KSTP Radio
The KSTP radio transmitter building along Highway 61, south of Beam Avenue, is an eye-catching example of art deco architecture in Maplewood. It was designed by Liebenberg and Kaplan, architects who built sophisticated art deco buildings in the Twin Cities such as the Hollywood Theater in northeast Minneapolis. The firm had a reputation as "architectural acousticians" having designed over 200 theaters in the Upper Midwest from 1923 to 1941. Leibenberg and Kaplan had previously designed buildings for KSTP which may be why they were chosen to design the Highway 61 transmitter.

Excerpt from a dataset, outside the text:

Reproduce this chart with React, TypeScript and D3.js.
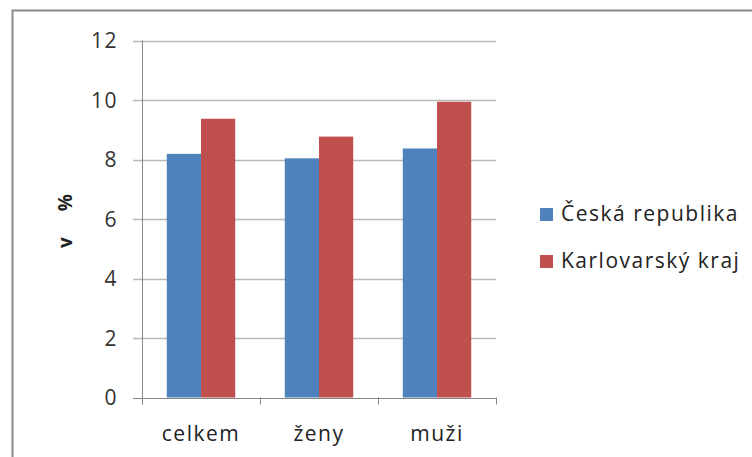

The original address was 2792 North Highway 61 but is now 2792 Maplewood Drive. Back in 1939, locals called the area Belcher's Sand Pit. The swampy area of Belcher's Sand Pit was significant because ground conductivity was needed to ensure the nighttime radio antenna pattern hit the city of license, Saint Paul, as required by the FCC. Cathy Wurzer's 2008 book, Tales of the Road: Highway 61, states engineers thought the swampy land would sharpen the radio signal and it worked so well KSTP could be heard by Navy boats in the Pacific during World War II.
The transmitter in Maplewood is the third built specifically for KSTP Radio. The first transmitter was constructed in 1928 in Wescott, Minnesota, a city renamed "Radio Center" in 1931. In 1936, the second KSTP transmitter was built at Snelling Avenue and County Road C. The first official transmissions from the Highway 61 transmitter occurred on March 1, 1939. The four towers for KSTP Radio's 50kW non-directional day and directional at night operations are still used today for transmitting radio signals from the KSTP studio on University Avenue. Seventy-seven years of service from one beautiful little building along historic Highway 61.